---------- DATASET EXCERPT ----------

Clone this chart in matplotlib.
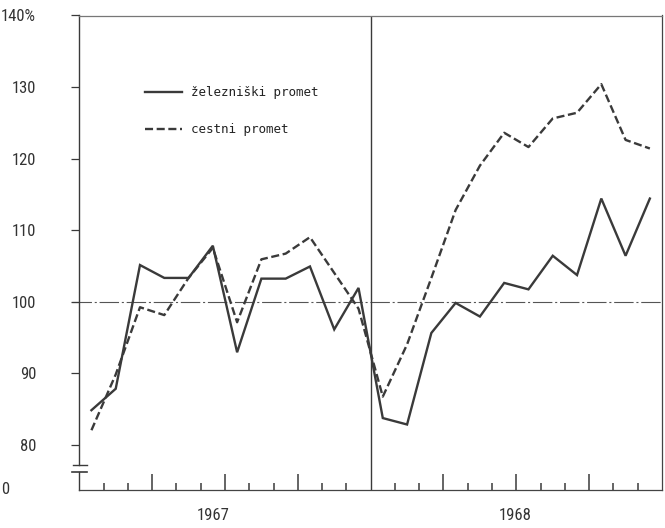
import matplotlib
matplotlib.use("Agg")
import matplotlib.pyplot as plt
from matplotlib import font_manager as fm

# ---- data ----
months = list(range(24))  # Jan 1967 .. Dec 1968
zeleznicki = [84.8, 87.8, 105.1, 103.3, 103.3, 107.8, 92.9, 103.2, 103.2, 104.9, 96.1, 101.9,
              83.7, 82.8, 95.6, 99.8, 97.9, 102.6, 101.7, 106.4, 103.7, 114.4, 106.4, 114.4]
cestni = [82.0, 89.8, 99.2, 98.1, 103.3, 107.5, 97.1, 105.9, 106.7, 109.0, 104.0, 99.0,
          86.7, 94.0, 103.3, 112.8, 119.0, 123.6, 121.6, 125.6, 126.4, 130.4, 122.6, 121.4]
series_labels = ["železniški promet", "cestni promet"]
ytick_vals = [80, 90, 100, 110, 120, 130, 140]
ytick_labels = ["80", "90", "100", "110", "120", "130", "140%"]
years = ["1967", "1968"]

plt.rcParams['lines.scale_dashes'] = False
installed = {f.name for f in fm.fontManager.ttflist}
narrow = None
for cand in ['Liberation Sans Narrow', 'DejaVu Sans Condensed', 'Roboto Condensed', 'Open Sans Condensed']:
    if cand in installed:
        narrow = cand
        break
if narrow is None:
    num_prop = fm.FontProperties(family='DejaVu Sans', stretch='condensed', size=11)
else:
    num_prop = fm.FontProperties(family=narrow, size=12)
mono_font = ['DejaVu Sans Mono']
ink = '#3a3a3a'
txt = '#333333'

fig = plt.figure(figsize=(6.65, 5.28), dpi=100, facecolor='white')
W, H = 665, 528
ax_l, ax_r, ax_t, ax_b = 79.3, 662, 15.5, 490
ax = fig.add_axes([ax_l / W, 1 - ax_b / H, (ax_r - ax_l) / W, (ax_b - ax_t) / H])

ymin, ymax = 73.64, 140
ax.set_xlim(0, 24)
ax.set_ylim(ymin, ymax)

xs = [m + 0.5 for m in months]
ax.plot(xs, zeleznicki, color=ink, lw=1.7, solid_joinstyle='miter', label=series_labels[0], zorder=3)
ax.plot(xs, cestni, color=ink, lw=1.7, linestyle=(0, (5.8, 2.6)), label=series_labels[1], zorder=3)

# reference line at 100
ax.axhline(100, xmin=-0.012, xmax=1, color='#555555', lw=0.8,
           linestyle=(0, (14, 2, 1.5, 2)), clip_on=False, zorder=1)
# year divider
ax.axvline(12, color=ink, lw=1.0, zorder=2)

# spines
for s in ['top', 'right', 'bottom']:
    ax.spines[s].set_linewidth(0.9)
    ax.spines[s].set_color('#444444')
ax.spines['top'].set_color('#777777')
ax.spines['left'].set_visible(False)

# broken left axis
brk_hi, brk_lo = 77.13, 76.15
yt = ax.get_yaxis_transform()
ax.plot([0, 0], [brk_hi, ymax], color=ink, lw=1.0, transform=yt, clip_on=False)
ax.plot([0, 0], [ymin, brk_lo], color=ink, lw=1.0, transform=yt, clip_on=False)
ax.plot([-0.011, 0.013], [brk_hi, brk_hi], color=ink, lw=1.0, transform=yt, clip_on=False)
ax.plot([-0.012, 0.013], [brk_lo, brk_lo], color=ink, lw=1.2, transform=yt, clip_on=False)

# y ticks
ax.set_yticks(ytick_vals)
ax.set_yticklabels(ytick_labels, fontproperties=num_prop, color=txt)
ax.tick_params(axis='y', direction='out', length=6, width=0.9, color=ink, pad=25)
ax.text(-0.134, ymin, "0", transform=yt, ha='left', va='center',
        fontproperties=num_prop, color=txt)

# x ticks: month boundaries, longer at quarters
minor = [m for m in range(1, 24) if m % 3 != 0]
major = [m for m in range(1, 24) if m % 3 == 0 and m != 12]
ax.set_xticks(major)
ax.set_xticks(minor, minor=True)
ax.tick_params(axis='x', which='major', direction='in', length=11.5, width=1.1, color=ink, labelbottom=False)
ax.tick_params(axis='x', which='minor', direction='in', length=5, width=1.1, color=ink, labelbottom=False)

xt = ax.get_xaxis_transform()
ax.text(5.5, -0.053, years[0], transform=xt, ha='center', va='center',
        fontproperties=num_prop, color=txt)
ax.text(17.95, -0.053, years[1], transform=xt, ha='center', va='center',
        fontproperties=num_prop, color=txt)

# legend
leg = ax.legend(loc='upper left', bbox_to_anchor=(0.112, 0.851), frameon=False,
                handlelength=3.0, handletextpad=0.7, labelspacing=1.9,
                borderpad=0, borderaxespad=0,
                prop={'family': mono_font, 'size': 9})
for t in leg.get_texts():
    t.set_color('#222222')

fig.savefig("out.png", dpi=100, facecolor='white')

----------

[SET PROBLEM]: Print, exactly as written, the lines above from the first one to the one containing "ax.spines['left'].set_visible(False)". Leave out pictures.

[REPLY]:
Clone this chart in matplotlib.
import matplotlib
matplotlib.use("Agg")
import matplotlib.pyplot as plt
from matplotlib import font_manager as fm

# ---- data ----
months = list(range(24))  # Jan 1967 .. Dec 1968
zeleznicki = [84.8, 87.8, 105.1, 103.3, 103.3, 107.8, 92.9, 103.2, 103.2, 104.9, 96.1, 101.9,
              83.7, 82.8, 95.6, 99.8, 97.9, 102.6, 101.7, 106.4, 103.7, 114.4, 106.4, 114.4]
cestni = [82.0, 89.8, 99.2, 98.1, 103.3, 107.5, 97.1, 105.9, 106.7, 109.0, 104.0, 99.0,
          86.7, 94.0, 103.3, 112.8, 119.0, 123.6, 121.6, 125.6, 126.4, 130.4, 122.6, 121.4]
series_labels = ["železniški promet", "cestni promet"]
ytick_vals = [80, 90, 100, 110, 120, 130, 140]
ytick_labels = ["80", "90", "100", "110", "120", "130", "140%"]
years = ["1967", "1968"]

plt.rcParams['lines.scale_dashes'] = False
installed = {f.name for f in fm.fontManager.ttflist}
narrow = None
for cand in ['Liberation Sans Narrow', 'DejaVu Sans Condensed', 'Roboto Condensed', 'Open Sans Condensed']:
    if cand in installed:
        narrow = cand
        break
if narrow is None:
    num_prop = fm.FontProperties(family='DejaVu Sans', stretch='condensed', size=11)
else:
    num_prop = fm.FontProperties(family=narrow, size=12)
mono_font = ['DejaVu Sans Mono']
ink = '#3a3a3a'
txt = '#333333'

fig = plt.figure(figsize=(6.65, 5.28), dpi=100, facecolor='white')
W, H = 665, 528
ax_l, ax_r, ax_t, ax_b = 79.3, 662, 15.5, 490
ax = fig.add_axes([ax_l / W, 1 - ax_b / H, (ax_r - ax_l) / W, (ax_b - ax_t) / H])

ymin, ymax = 73.64, 140
ax.set_xlim(0, 24)
ax.set_ylim(ymin, ymax)

xs = [m + 0.5 for m in months]
ax.plot(xs, zeleznicki, color=ink, lw=1.7, solid_joinstyle='miter', label=series_labels[0], zorder=3)
ax.plot(xs, cestni, color=ink, lw=1.7, linestyle=(0, (5.8, 2.6)), label=series_labels[1], zorder=3)

# reference line at 100
ax.axhline(100, xmin=-0.012, xmax=1, color='#555555', lw=0.8,
           linestyle=(0, (14, 2, 1.5, 2)), clip_on=False, zorder=1)
# year divider
ax.axvline(12, color=ink, lw=1.0, zorder=2)

# spines
for s in ['top', 'right', 'bottom']:
    ax.spines[s].set_linewidth(0.9)
    ax.spines[s].set_color('#444444')
ax.spines['top'].set_color('#777777')
ax.spines['left'].set_visible(False)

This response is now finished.